• **Given data**:
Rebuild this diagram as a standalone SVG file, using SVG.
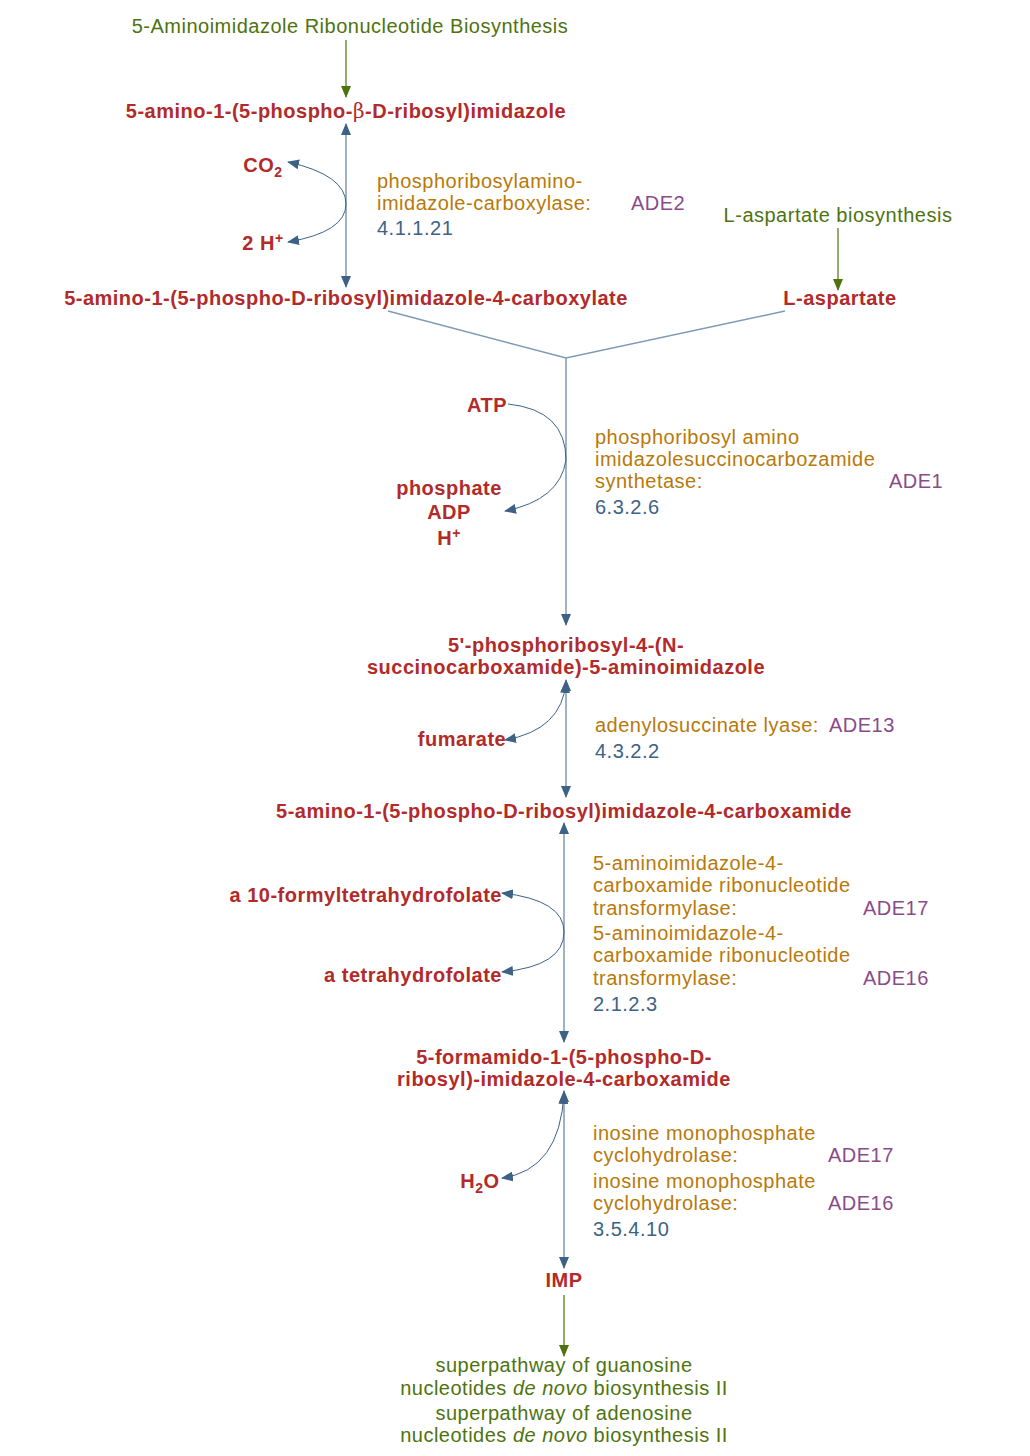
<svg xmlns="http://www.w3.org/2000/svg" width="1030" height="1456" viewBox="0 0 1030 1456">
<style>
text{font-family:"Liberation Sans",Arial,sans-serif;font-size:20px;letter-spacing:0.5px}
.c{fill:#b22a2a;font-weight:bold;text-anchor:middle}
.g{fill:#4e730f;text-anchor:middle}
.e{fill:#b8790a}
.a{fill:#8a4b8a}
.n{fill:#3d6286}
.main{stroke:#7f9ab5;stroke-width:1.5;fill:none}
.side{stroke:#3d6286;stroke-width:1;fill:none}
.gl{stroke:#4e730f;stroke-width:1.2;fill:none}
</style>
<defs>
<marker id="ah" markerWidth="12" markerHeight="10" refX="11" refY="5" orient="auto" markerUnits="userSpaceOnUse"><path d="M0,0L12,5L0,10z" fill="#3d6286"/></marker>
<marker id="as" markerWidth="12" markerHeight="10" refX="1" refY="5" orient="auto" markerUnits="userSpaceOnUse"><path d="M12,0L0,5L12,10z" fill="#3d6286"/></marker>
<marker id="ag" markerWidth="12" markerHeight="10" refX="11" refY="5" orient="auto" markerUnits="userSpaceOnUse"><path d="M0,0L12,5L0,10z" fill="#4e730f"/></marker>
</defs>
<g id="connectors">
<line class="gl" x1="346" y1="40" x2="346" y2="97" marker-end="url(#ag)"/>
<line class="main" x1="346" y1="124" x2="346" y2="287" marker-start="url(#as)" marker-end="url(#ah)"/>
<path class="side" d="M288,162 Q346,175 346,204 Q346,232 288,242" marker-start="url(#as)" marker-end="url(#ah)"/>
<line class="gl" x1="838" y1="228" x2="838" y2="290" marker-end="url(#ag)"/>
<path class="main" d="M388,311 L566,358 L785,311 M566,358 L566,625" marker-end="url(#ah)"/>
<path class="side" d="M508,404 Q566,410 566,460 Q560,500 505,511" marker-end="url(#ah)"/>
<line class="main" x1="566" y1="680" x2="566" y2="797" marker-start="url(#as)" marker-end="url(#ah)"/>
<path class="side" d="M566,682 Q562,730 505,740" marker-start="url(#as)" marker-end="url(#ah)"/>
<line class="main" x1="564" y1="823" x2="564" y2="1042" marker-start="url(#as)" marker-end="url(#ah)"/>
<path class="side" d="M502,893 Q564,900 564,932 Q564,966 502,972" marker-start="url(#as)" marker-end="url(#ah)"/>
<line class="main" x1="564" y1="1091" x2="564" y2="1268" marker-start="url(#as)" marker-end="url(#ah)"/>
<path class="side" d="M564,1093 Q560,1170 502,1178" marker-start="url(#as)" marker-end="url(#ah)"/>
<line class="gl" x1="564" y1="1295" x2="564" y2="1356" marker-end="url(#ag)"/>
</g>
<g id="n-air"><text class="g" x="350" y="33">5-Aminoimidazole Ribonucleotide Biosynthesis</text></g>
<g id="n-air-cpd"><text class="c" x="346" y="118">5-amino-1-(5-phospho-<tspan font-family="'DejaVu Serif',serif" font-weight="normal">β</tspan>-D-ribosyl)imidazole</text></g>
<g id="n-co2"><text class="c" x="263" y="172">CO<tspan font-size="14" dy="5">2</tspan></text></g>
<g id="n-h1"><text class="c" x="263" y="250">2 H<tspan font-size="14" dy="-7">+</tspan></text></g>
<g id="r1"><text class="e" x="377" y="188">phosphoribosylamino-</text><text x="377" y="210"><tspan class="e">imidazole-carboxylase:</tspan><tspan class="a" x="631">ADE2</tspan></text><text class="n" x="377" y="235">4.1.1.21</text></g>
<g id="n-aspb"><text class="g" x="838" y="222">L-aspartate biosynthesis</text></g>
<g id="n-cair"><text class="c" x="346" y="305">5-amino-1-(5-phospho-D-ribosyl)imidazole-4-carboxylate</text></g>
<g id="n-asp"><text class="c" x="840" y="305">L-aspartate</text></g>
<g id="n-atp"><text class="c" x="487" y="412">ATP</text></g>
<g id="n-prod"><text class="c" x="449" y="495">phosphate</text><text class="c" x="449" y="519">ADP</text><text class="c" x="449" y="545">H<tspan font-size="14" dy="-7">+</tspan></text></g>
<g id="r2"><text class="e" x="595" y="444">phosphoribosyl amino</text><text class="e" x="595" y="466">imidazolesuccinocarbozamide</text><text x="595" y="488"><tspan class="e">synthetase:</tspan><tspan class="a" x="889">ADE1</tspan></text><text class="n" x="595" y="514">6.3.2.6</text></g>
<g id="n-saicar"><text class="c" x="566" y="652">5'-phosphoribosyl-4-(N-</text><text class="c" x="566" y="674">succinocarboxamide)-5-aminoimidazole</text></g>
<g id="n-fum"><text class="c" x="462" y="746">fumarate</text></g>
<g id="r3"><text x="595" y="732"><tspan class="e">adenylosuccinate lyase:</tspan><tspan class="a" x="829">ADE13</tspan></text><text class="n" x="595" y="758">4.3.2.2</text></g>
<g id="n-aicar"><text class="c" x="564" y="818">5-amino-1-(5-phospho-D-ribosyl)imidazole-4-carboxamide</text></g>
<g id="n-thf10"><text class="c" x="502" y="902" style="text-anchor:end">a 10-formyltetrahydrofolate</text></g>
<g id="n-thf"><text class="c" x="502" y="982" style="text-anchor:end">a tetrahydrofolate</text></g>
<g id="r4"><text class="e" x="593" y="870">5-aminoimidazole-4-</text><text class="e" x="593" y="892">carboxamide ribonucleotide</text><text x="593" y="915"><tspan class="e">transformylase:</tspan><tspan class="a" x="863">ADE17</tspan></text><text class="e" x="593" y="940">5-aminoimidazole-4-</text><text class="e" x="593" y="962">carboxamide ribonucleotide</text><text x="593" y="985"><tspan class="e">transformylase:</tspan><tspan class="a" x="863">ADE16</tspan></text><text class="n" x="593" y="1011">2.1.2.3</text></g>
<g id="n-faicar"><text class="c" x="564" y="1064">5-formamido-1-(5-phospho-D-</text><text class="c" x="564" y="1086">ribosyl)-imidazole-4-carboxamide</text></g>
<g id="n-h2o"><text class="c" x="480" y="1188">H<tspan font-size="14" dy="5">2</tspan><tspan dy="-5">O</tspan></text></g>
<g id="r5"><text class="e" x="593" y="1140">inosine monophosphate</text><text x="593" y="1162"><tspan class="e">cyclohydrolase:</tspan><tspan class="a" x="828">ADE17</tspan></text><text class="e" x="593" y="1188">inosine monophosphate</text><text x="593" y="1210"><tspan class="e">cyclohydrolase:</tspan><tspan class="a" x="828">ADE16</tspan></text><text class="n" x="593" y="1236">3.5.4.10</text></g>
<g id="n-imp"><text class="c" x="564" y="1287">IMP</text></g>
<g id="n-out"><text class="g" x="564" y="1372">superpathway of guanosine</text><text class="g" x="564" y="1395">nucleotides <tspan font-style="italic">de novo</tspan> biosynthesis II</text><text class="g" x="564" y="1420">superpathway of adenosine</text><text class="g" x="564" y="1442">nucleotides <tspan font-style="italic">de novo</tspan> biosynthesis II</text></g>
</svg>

• **Work to complete**:
Without the pictures, retype the whole of the material above exactly.

• **Exercise result**:
Rebuild this diagram as a standalone SVG file, using SVG.
<svg xmlns="http://www.w3.org/2000/svg" width="1030" height="1456" viewBox="0 0 1030 1456">
<style>
text{font-family:"Liberation Sans",Arial,sans-serif;font-size:20px;letter-spacing:0.5px}
.c{fill:#b22a2a;font-weight:bold;text-anchor:middle}
.g{fill:#4e730f;text-anchor:middle}
.e{fill:#b8790a}
.a{fill:#8a4b8a}
.n{fill:#3d6286}
.main{stroke:#7f9ab5;stroke-width:1.5;fill:none}
.side{stroke:#3d6286;stroke-width:1;fill:none}
.gl{stroke:#4e730f;stroke-width:1.2;fill:none}
</style>
<defs>
<marker id="ah" markerWidth="12" markerHeight="10" refX="11" refY="5" orient="auto" markerUnits="userSpaceOnUse"><path d="M0,0L12,5L0,10z" fill="#3d6286"/></marker>
<marker id="as" markerWidth="12" markerHeight="10" refX="1" refY="5" orient="auto" markerUnits="userSpaceOnUse"><path d="M12,0L0,5L12,10z" fill="#3d6286"/></marker>
<marker id="ag" markerWidth="12" markerHeight="10" refX="11" refY="5" orient="auto" markerUnits="userSpaceOnUse"><path d="M0,0L12,5L0,10z" fill="#4e730f"/></marker>
</defs>
<g id="connectors">
<line class="gl" x1="346" y1="40" x2="346" y2="97" marker-end="url(#ag)"/>
<line class="main" x1="346" y1="124" x2="346" y2="287" marker-start="url(#as)" marker-end="url(#ah)"/>
<path class="side" d="M288,162 Q346,175 346,204 Q346,232 288,242" marker-start="url(#as)" marker-end="url(#ah)"/>
<line class="gl" x1="838" y1="228" x2="838" y2="290" marker-end="url(#ag)"/>
<path class="main" d="M388,311 L566,358 L785,311 M566,358 L566,625" marker-end="url(#ah)"/>
<path class="side" d="M508,404 Q566,410 566,460 Q560,500 505,511" marker-end="url(#ah)"/>
<line class="main" x1="566" y1="680" x2="566" y2="797" marker-start="url(#as)" marker-end="url(#ah)"/>
<path class="side" d="M566,682 Q562,730 505,740" marker-start="url(#as)" marker-end="url(#ah)"/>
<line class="main" x1="564" y1="823" x2="564" y2="1042" marker-start="url(#as)" marker-end="url(#ah)"/>
<path class="side" d="M502,893 Q564,900 564,932 Q564,966 502,972" marker-start="url(#as)" marker-end="url(#ah)"/>
<line class="main" x1="564" y1="1091" x2="564" y2="1268" marker-start="url(#as)" marker-end="url(#ah)"/>
<path class="side" d="M564,1093 Q560,1170 502,1178" marker-start="url(#as)" marker-end="url(#ah)"/>
<line class="gl" x1="564" y1="1295" x2="564" y2="1356" marker-end="url(#ag)"/>
</g>
<g id="n-air"><text class="g" x="350" y="33">5-Aminoimidazole Ribonucleotide Biosynthesis</text></g>
<g id="n-air-cpd"><text class="c" x="346" y="118">5-amino-1-(5-phospho-<tspan font-family="'DejaVu Serif',serif" font-weight="normal">β</tspan>-D-ribosyl)imidazole</text></g>
<g id="n-co2"><text class="c" x="263" y="172">CO<tspan font-size="14" dy="5">2</tspan></text></g>
<g id="n-h1"><text class="c" x="263" y="250">2 H<tspan font-size="14" dy="-7">+</tspan></text></g>
<g id="r1"><text class="e" x="377" y="188">phosphoribosylamino-</text><text x="377" y="210"><tspan class="e">imidazole-carboxylase:</tspan><tspan class="a" x="631">ADE2</tspan></text><text class="n" x="377" y="235">4.1.1.21</text></g>
<g id="n-aspb"><text class="g" x="838" y="222">L-aspartate biosynthesis</text></g>
<g id="n-cair"><text class="c" x="346" y="305">5-amino-1-(5-phospho-D-ribosyl)imidazole-4-carboxylate</text></g>
<g id="n-asp"><text class="c" x="840" y="305">L-aspartate</text></g>
<g id="n-atp"><text class="c" x="487" y="412">ATP</text></g>
<g id="n-prod"><text class="c" x="449" y="495">phosphate</text><text class="c" x="449" y="519">ADP</text><text class="c" x="449" y="545">H<tspan font-size="14" dy="-7">+</tspan></text></g>
<g id="r2"><text class="e" x="595" y="444">phosphoribosyl amino</text><text class="e" x="595" y="466">imidazolesuccinocarbozamide</text><text x="595" y="488"><tspan class="e">synthetase:</tspan><tspan class="a" x="889">ADE1</tspan></text><text class="n" x="595" y="514">6.3.2.6</text></g>
<g id="n-saicar"><text class="c" x="566" y="652">5'-phosphoribosyl-4-(N-</text><text class="c" x="566" y="674">succinocarboxamide)-5-aminoimidazole</text></g>
<g id="n-fum"><text class="c" x="462" y="746">fumarate</text></g>
<g id="r3"><text x="595" y="732"><tspan class="e">adenylosuccinate lyase:</tspan><tspan class="a" x="829">ADE13</tspan></text><text class="n" x="595" y="758">4.3.2.2</text></g>
<g id="n-aicar"><text class="c" x="564" y="818">5-amino-1-(5-phospho-D-ribosyl)imidazole-4-carboxamide</text></g>
<g id="n-thf10"><text class="c" x="502" y="902" style="text-anchor:end">a 10-formyltetrahydrofolate</text></g>
<g id="n-thf"><text class="c" x="502" y="982" style="text-anchor:end">a tetrahydrofolate</text></g>
<g id="r4"><text class="e" x="593" y="870">5-aminoimidazole-4-</text><text class="e" x="593" y="892">carboxamide ribonucleotide</text><text x="593" y="915"><tspan class="e">transformylase:</tspan><tspan class="a" x="863">ADE17</tspan></text><text class="e" x="593" y="940">5-aminoimidazole-4-</text><text class="e" x="593" y="962">carboxamide ribonucleotide</text><text x="593" y="985"><tspan class="e">transformylase:</tspan><tspan class="a" x="863">ADE16</tspan></text><text class="n" x="593" y="1011">2.1.2.3</text></g>
<g id="n-faicar"><text class="c" x="564" y="1064">5-formamido-1-(5-phospho-D-</text><text class="c" x="564" y="1086">ribosyl)-imidazole-4-carboxamide</text></g>
<g id="n-h2o"><text class="c" x="480" y="1188">H<tspan font-size="14" dy="5">2</tspan><tspan dy="-5">O</tspan></text></g>
<g id="r5"><text class="e" x="593" y="1140">inosine monophosphate</text><text x="593" y="1162"><tspan class="e">cyclohydrolase:</tspan><tspan class="a" x="828">ADE17</tspan></text><text class="e" x="593" y="1188">inosine monophosphate</text><text x="593" y="1210"><tspan class="e">cyclohydrolase:</tspan><tspan class="a" x="828">ADE16</tspan></text><text class="n" x="593" y="1236">3.5.4.10</text></g>
<g id="n-imp"><text class="c" x="564" y="1287">IMP</text></g>
<g id="n-out"><text class="g" x="564" y="1372">superpathway of guanosine</text><text class="g" x="564" y="1395">nucleotides <tspan font-style="italic">de novo</tspan> biosynthesis II</text><text class="g" x="564" y="1420">superpathway of adenosine</text><text class="g" x="564" y="1442">nucleotides <tspan font-style="italic">de novo</tspan> biosynthesis II</text></g>
</svg>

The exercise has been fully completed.